As a kid I had grown up in church. I attended sunday school, and vacation bible school every summer. But I never had that personal relationship with God. I knew about God but I didn’t know God. And up until I was 14 I didn’t know how important God truly was.
My childhood was pretty good. I am the oldest child with two younger sisters. I had two loving parents. I had a pretty sheltered life, and didn’t know much about real hurt. Unknown to me there were troubles in paradise. My parents had split up multiple times, and I never knew why. I never really bothered to know the full truth. I remember sitting at the top of the stairs listening to their shouting voices yelling at each other. When I would ask about it they told me it was about “grown up things” that I shouldn’t worry about. I never thought much of it.

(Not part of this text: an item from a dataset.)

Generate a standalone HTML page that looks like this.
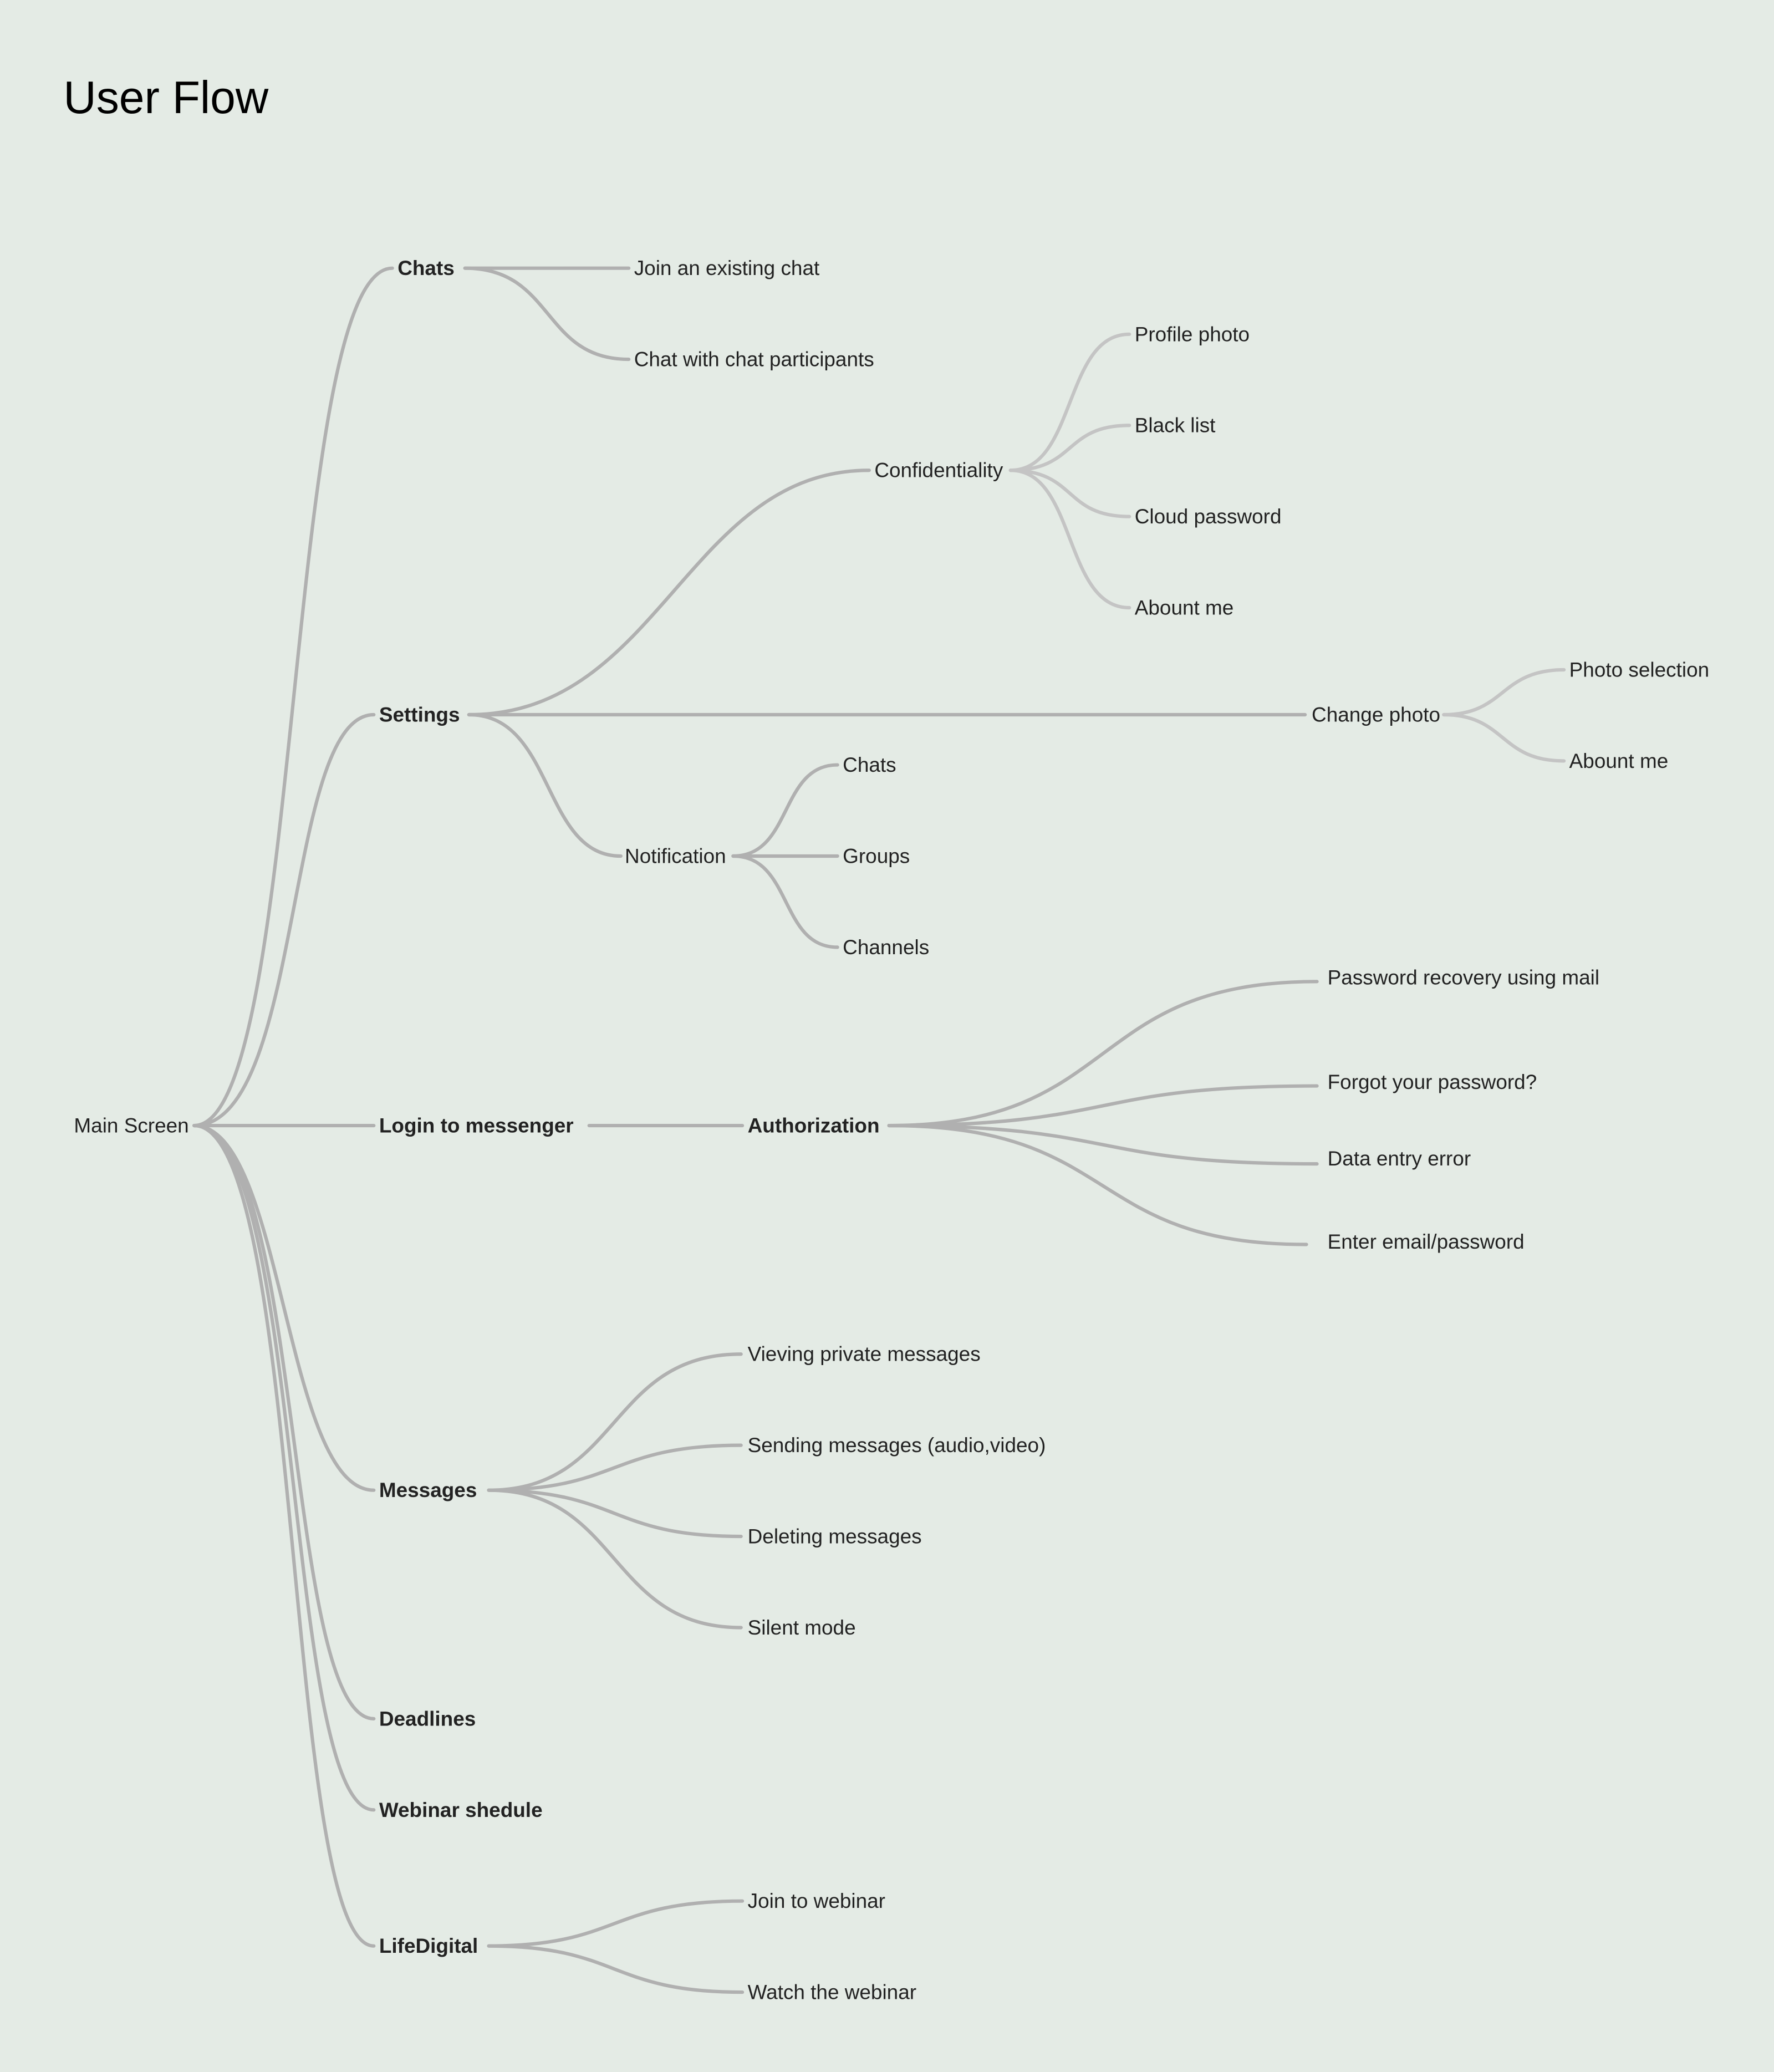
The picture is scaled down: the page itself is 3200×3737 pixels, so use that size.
<!DOCTYPE html>
<html><head><meta charset="utf-8"><style>
html,body{margin:0;padding:0;background:#e4ebe5;}
svg{display:block;}
text{font-family:"Liberation Sans",sans-serif;font-size:15.5px;fill:#222;dominant-baseline:central;}
.b{font-weight:bold;}
.t{font-size:34.5px;fill:#000;}
path{fill:none;stroke:#b0b0b0;stroke-width:2.6;stroke-linecap:round;}
.l{stroke:#c4c4c4;}
</style></head><body>
<svg width="3200" height="3737" viewBox="0 0 1343 1568.4" preserveAspectRatio="none" xmlns="http://www.w3.org/2000/svg">
<rect width="1343" height="1569" fill="#e4ebe5"/>
<text class="t" x="48" y="74">User Flow</text>

<path d="M147 852 C230 852 215 203 297 203"/>
<path d="M147 852 C230 852 215 541 283 541"/>
<path d="M147 852 L283 852"/>
<path d="M147 852 C215 852 215 1128 283 1128"/>
<path d="M147 852 C230 852 215 1301 283 1301"/>
<path d="M147 852 C230 852 215 1370 283 1370"/>
<path d="M147 852 C230 852 215 1473 283 1473"/>

<text x="56" y="852">Main Screen</text>
<text class="b" x="301" y="203">Chats</text>
<text class="b" x="287" y="541">Settings</text>
<text class="b" x="287" y="852">Login to messenger</text>
<text class="b" x="287" y="1128">Messages</text>
<text class="b" x="287" y="1301">Deadlines</text>
<text class="b" x="287" y="1370">Webinar shedule</text>
<text class="b" x="287" y="1473">LifeDigital</text>

<path d="M352 203 L476 203"/>
<path d="M352 203 C420 203 410 272 476 272"/>
<text x="480" y="203">Join an existing chat</text>
<text x="480" y="272">Chat with chat participants</text>

<path d="M355 541 C500 541 520 356 658 356"/>
<path d="M355 541 L988 541"/>
<path d="M355 541 C420 541 410 648 470 648"/>
<text x="662" y="356">Confidentiality</text>
<text x="993" y="541">Change photo</text>
<text x="473" y="648">Notification</text>

<path class="l" d="M765 356 C815 356 805 253 855 253"/>
<path class="l" d="M765 356 C815 356 805 322 855 322"/>
<path class="l" d="M765 356 C815 356 805 391 855 391"/>
<path class="l" d="M765 356 C815 356 805 460 855 460"/>
<text x="859" y="253">Profile photo</text>
<text x="859" y="322">Black list</text>
<text x="859" y="391">Cloud password</text>
<text x="859" y="460">Abount me</text>

<path class="l" d="M1093 541 C1140 541 1135 507 1184 507"/>
<path class="l" d="M1093 541 C1140 541 1135 576 1184 576"/>
<text x="1188" y="507">Photo selection</text>
<text x="1188" y="576">Abount me</text>

<path d="M555 648 C600 648 590 579 634 579"/>
<path d="M555 648 L634 648"/>
<path d="M555 648 C600 648 590 717 634 717"/>
<text x="638" y="579">Chats</text>
<text x="638" y="648">Groups</text>
<text x="638" y="717">Channels</text>

<path d="M446 852 L562 852"/>
<text class="b" x="566" y="852">Authorization</text>
<path d="M673 852 C850 852 820 743 997 743"/>
<path d="M673 852 C850 852 820 822 997 822"/>
<path d="M673 852 C850 852 820 881 997 881"/>
<path d="M673 852 C850 852 820 942 989 942"/>
<text x="1005" y="740">Password recovery using mail</text>
<text x="1005" y="819">Forgot your password?</text>
<text x="1005" y="877">Data entry error</text>
<text x="1005" y="940">Enter email/password</text>

<path d="M370 1128 C470 1128 460 1025 561 1025"/>
<path d="M370 1128 C470 1128 460 1094 561 1094"/>
<path d="M370 1128 C470 1128 460 1163 561 1163"/>
<path d="M370 1128 C470 1128 460 1232 561 1232"/>
<text x="566" y="1025">Vieving private messages</text>
<text x="566" y="1094">Sending messages (audio,video)</text>
<text x="566" y="1163">Deleting messages</text>
<text x="566" y="1232">Silent mode</text>

<path d="M370 1473 C470 1473 460 1439 562 1439"/>
<path d="M370 1473 C470 1473 460 1508 562 1508"/>
<text x="566" y="1439">Join to webinar</text>
<text x="566" y="1508">Watch the webinar</text>
</svg>
</body></html>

On January 25, 2010 my life changed forever. I was fourteen. I had stayed home from school that day, to go to a doctors appointment. It seemed like a normal day. My dad left for his job as a computer programmer. My mom stayed home with me, as she was a stay at home mom. At around noon there was a knock on the door. When I opened it there were two detectives standing there. They asked to speak with my mom. I had absolutely no idea what was happening, hearing my mom sob in the other room. A few minutes later she came and gave me the news. My dad had been caught with possession of child pornography. My world just stopped. I was in complete shock. That day was just a blur. Family members, and pastors came to our house. I was so incredibly angry with my dad, my mom, and with God. I remember thinking “God why would you do this to me?” About a year later my dad was sentenced to 3.5 years in prison. I went through a deep depression and was diagnosed with anxiety. My world was this black hole that I couldn’t pull myself out of. My relationship with God had taken a turn for the worse. In my mind God didn’t care. I was so angry and I continued to push myself away from Him. It wasn’t till about the end of my freshman year that I finally started to let God back in, little by little. Now my faith is seems so solid. As I look back on the past few years I realize that God has been there through it all. He never let me go. I pray that my story can help others learn of God’s love. God has a plan for every single person. My family was meant to go through that time of pain, fear, anger, and sorrow. I don’t know why we had to go through it. I never will understand it. But today my relationship with my dad continues to grow. I have been able to push through the anger and the hurt. If you are struggling with anything, know how much God loves you. He will never put you through anything you cant handle. Trust in Him.